Bir yandan, köklerine bağlı kalan veya bunu iddia eden NU’nun öte yandan toplumsal değişimleri yakından takip ederek gerekli adımları atma çabasını kasıtlı ve istendik bir değişim olarak yorumlamak mümkün.
Bu durumun, öyle durduk yerde gündeme gelmediğini aksine, hareketin Muslimat ve Fatayat adlı kadın ve gençlik kollarının varlığının, zaten hareketin toplumsal yapılaşmasında önemli işlevler gördüğünü hatırlatmakta yarar var.
Yönetim kuruluna seçilen kadın üyeler arasında yerel yöneticilerin de olması açıkçası NU’nun geniş tabanlı bir toplumsal yapılaşmada var olma isteğini gayet açık bir şekilde ortaya koyuyor.
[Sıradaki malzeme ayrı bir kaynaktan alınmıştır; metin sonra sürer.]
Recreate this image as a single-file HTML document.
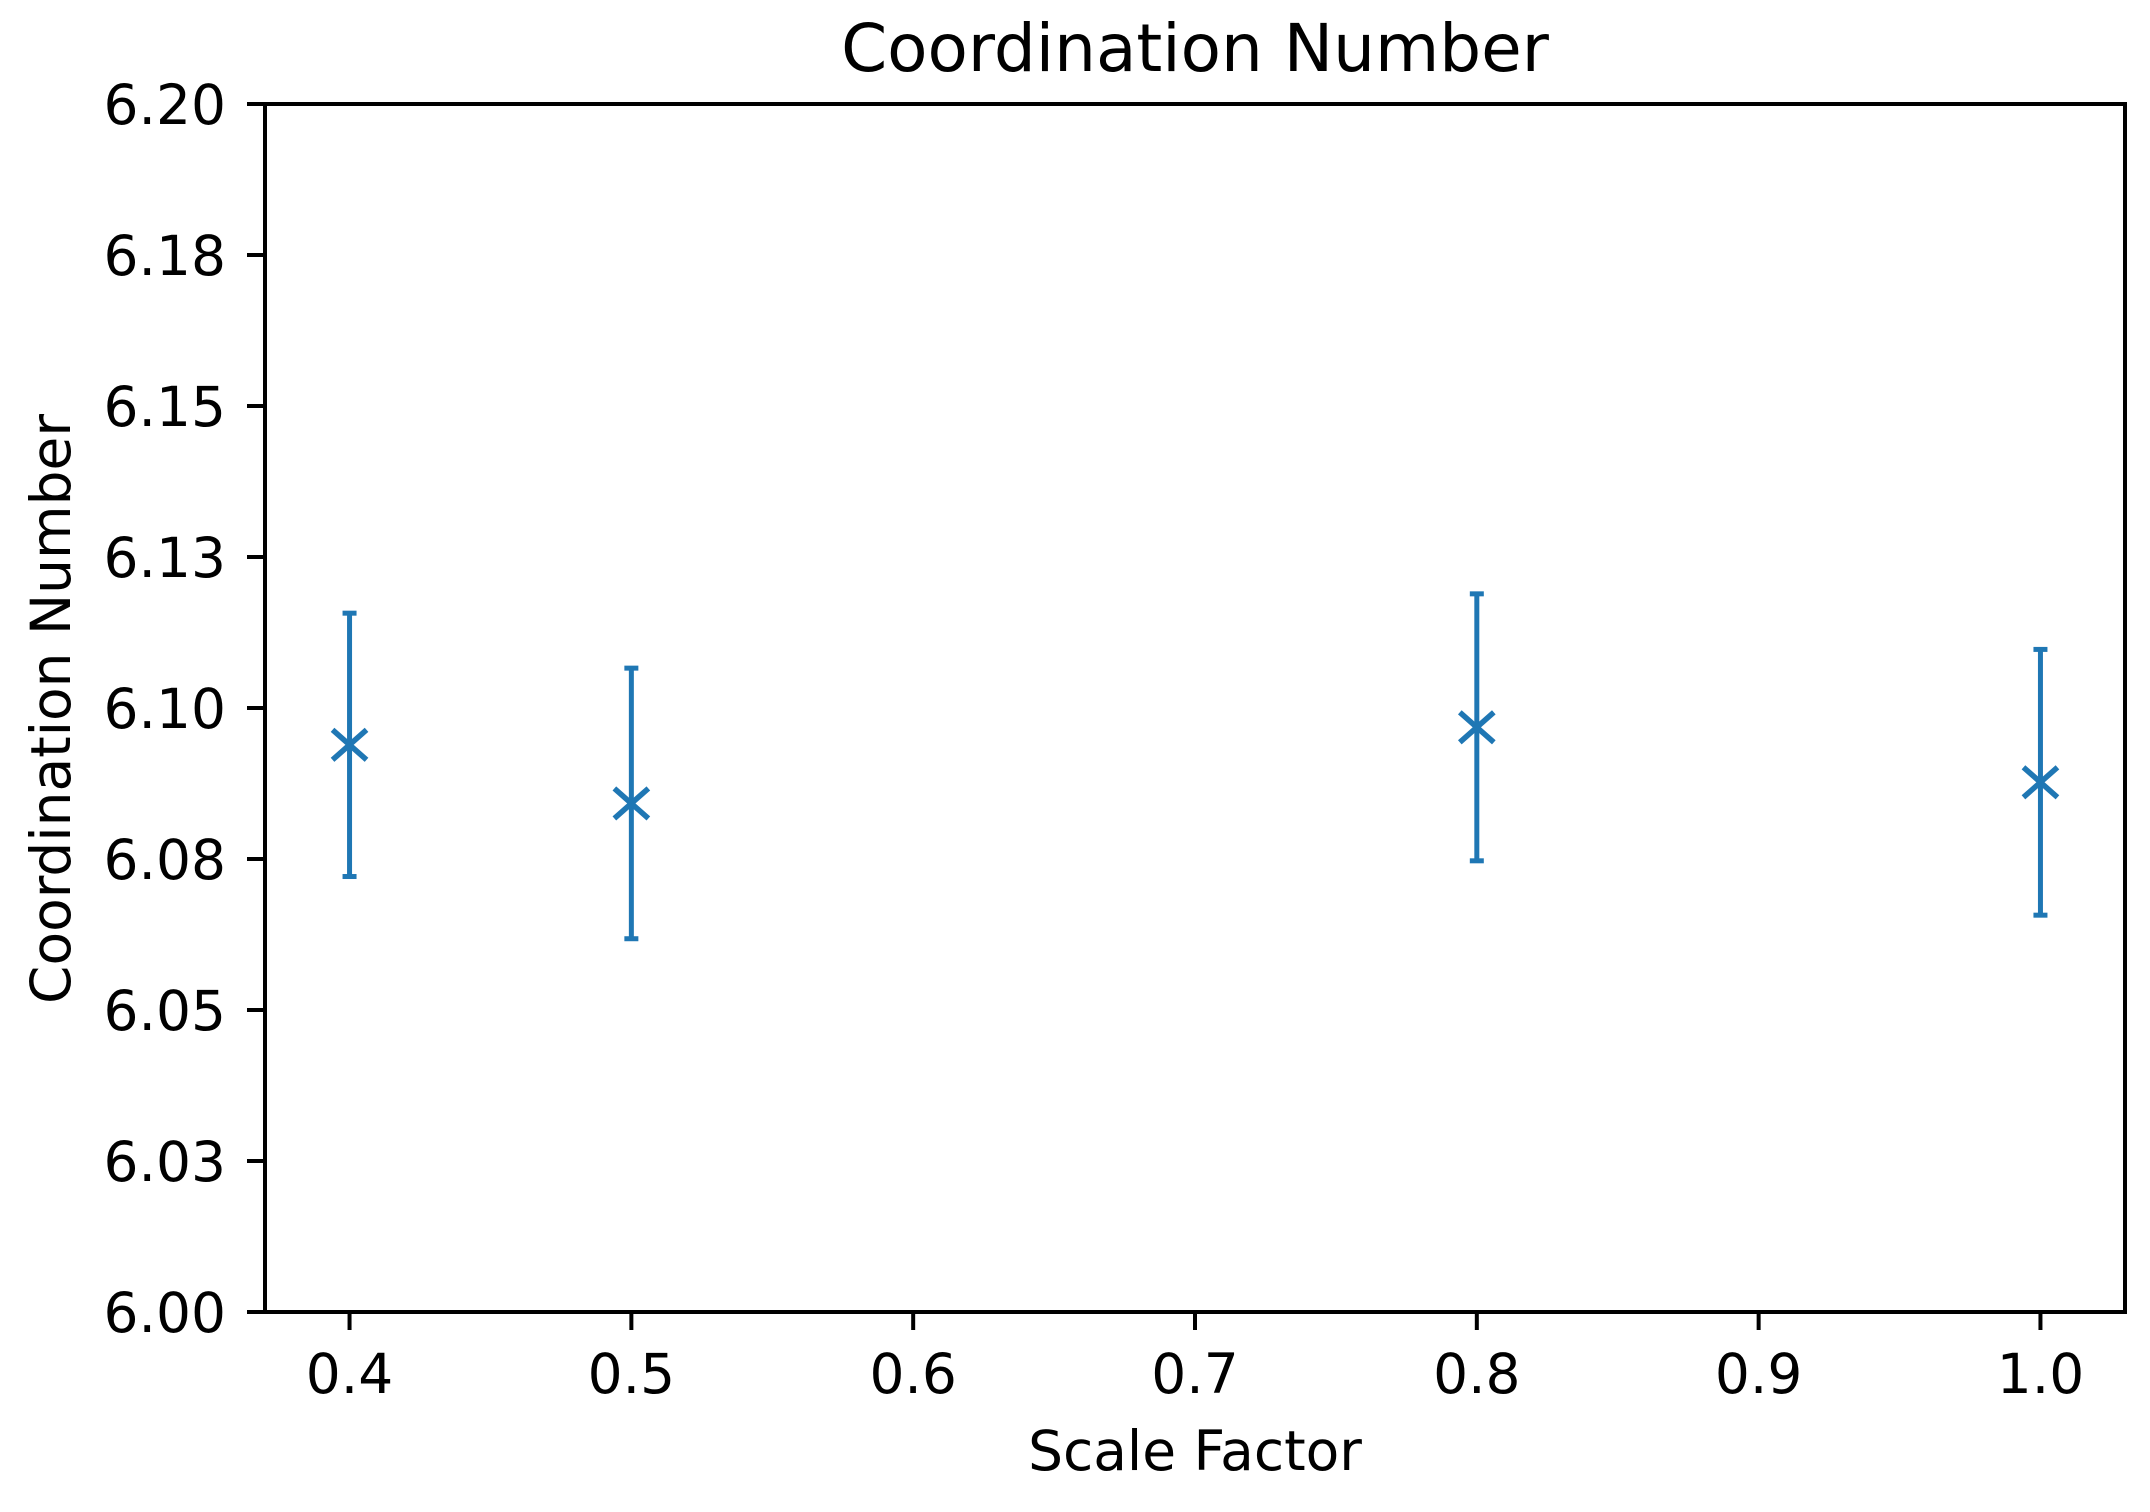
<!DOCTYPE html>
<html><head><meta charset="utf-8"><style>
html,body{margin:0;padding:0;background:#fff;}
svg{display:block;font-family:"DejaVu Sans","Liberation Sans",sans-serif;}
</style></head><body>
<svg id="chart" width="2150" height="1512" viewBox="0 0 2150 1512" xmlns="http://www.w3.org/2000/svg">
<rect width="2150" height="1512" fill="#fff"/>
<text x="1195" y="71" font-size="66" text-anchor="middle">Coordination Number</text>
<text x="1195" y="1470" font-size="55" text-anchor="middle">Scale Factor</text>
<text transform="translate(70,709) rotate(-90)" font-size="55" text-anchor="middle">Coordination Number</text>
<g id="ticks"></g>
<g id="marks"></g>
<rect x="265" y="104" width="1860" height="1208" fill="none" stroke="#000" stroke-width="4"/>
</svg>
<script>
const xCats = [0.4, 0.5, 0.8, 1.0];
const yVals = [6.0939, 6.0842, 6.0968, 6.0877];
const yErr = [0.0218, 0.0224, 0.0221, 0.0220];
const xTicks = [0.4, 0.5, 0.6, 0.7, 0.8, 0.9, 1.0];
const xTickLabels = ["0.4", "0.5", "0.6", "0.7", "0.8", "0.9", "1.0"];
const yTicks = [6.0, 6.025, 6.05, 6.075, 6.1, 6.125, 6.15, 6.175, 6.2];
const yTickLabels = ["6.00", "6.03", "6.05", "6.08", "6.10", "6.13", "6.15", "6.18", "6.20"];

const L = 265, R = 2125, T = 104, B = 1312;
const xMin = 0.37, xMax = 1.03, yMin = 6.0, yMax = 6.2;
function xs(v){ return L + (v - xMin) / (xMax - xMin) * (R - L); }
function ys(v){ return B - (v - yMin) / (yMax - yMin) * (B - T); }
const NS = "http://www.w3.org/2000/svg";
function mk(tag, attrs, parent){
  const e = document.createElementNS(NS, tag);
  for (const k in attrs) e.setAttribute(k, attrs[k]);
  parent.appendChild(e);
  return e;
}
const tg = document.getElementById('ticks');
xTicks.forEach((t, i) => {
  const x = xs(t);
  const l = mk('line', {x1:x, x2:x, y1:B, y2:B+18, stroke:'#000', 'stroke-width':4}, tg);
  
  
  const tx = mk('text', {x:x, y:1393, 'font-size':55, 'text-anchor':'middle'}, tg);
  tx.textContent = xTickLabels[i];
  
  
});
yTicks.forEach((t, i) => {
  const y = ys(t);
  const l = mk('line', {x1:L-18, x2:L, y1:y, y2:y, stroke:'#000', 'stroke-width':4}, tg);
  
  
  const tx = mk('text', {x:226, y:y+20, 'font-size':55, 'text-anchor':'end'}, tg);
  tx.textContent = yTickLabels[i];
  
  
});
const mg = document.getElementById('marks');
const c = '#1f77b4';
xCats.forEach((xv, i) => {
  const x = xs(xv), y = ys(yVals[i]);
  const yt = ys(yVals[i] + yErr[i]), yb = ys(yVals[i] - yErr[i]);
  const g = mk('g', {}, mg);
  
  
  mk('line', {x1:x, x2:x, y1:yt, y2:yb, stroke:c, 'stroke-width':5}, g);
  mk('line', {x1:x-7, x2:x+7, y1:yt, y2:yt, stroke:c, 'stroke-width':5}, g);
  mk('line', {x1:x-7, x2:x+7, y1:yb, y2:yb, stroke:c, 'stroke-width':5}, g);
  mk('path', {d:`M${x-17},${y-15}L${x+17},${y+15}M${x-17},${y+15}L${x+17},${y-15}`, stroke:c, 'stroke-width':5.5, fill:'none'}, g);
});
</script>
</body></html>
7 Ocak günü Kuala Lumpur’da merhum babası Abdurrahman Wahid adına gerçekleştirilen bir törene katılan Yenny Wahid’in yaptığı konuşmasında ve 8 Ocak günü Doğu Cava’da gerçekleştirilen törenler sonrasında verilen demeçler, NU’nun yerel ve/ya ulusal sınırlar içerisindeki önemini takviye kadar, bunun da ötesine geçmeyi arzulayan bir niteliğie bürünmekte olduğunu söyleyebiliriz.
[1] Faisal İsmail. (2011). “The Nahdlatul Ulama: Its Early History and Contribution to the Establishment of Indonesian State”, Journal of Indonesian Islam, Vol. 5, Number 2, (December), s. 248.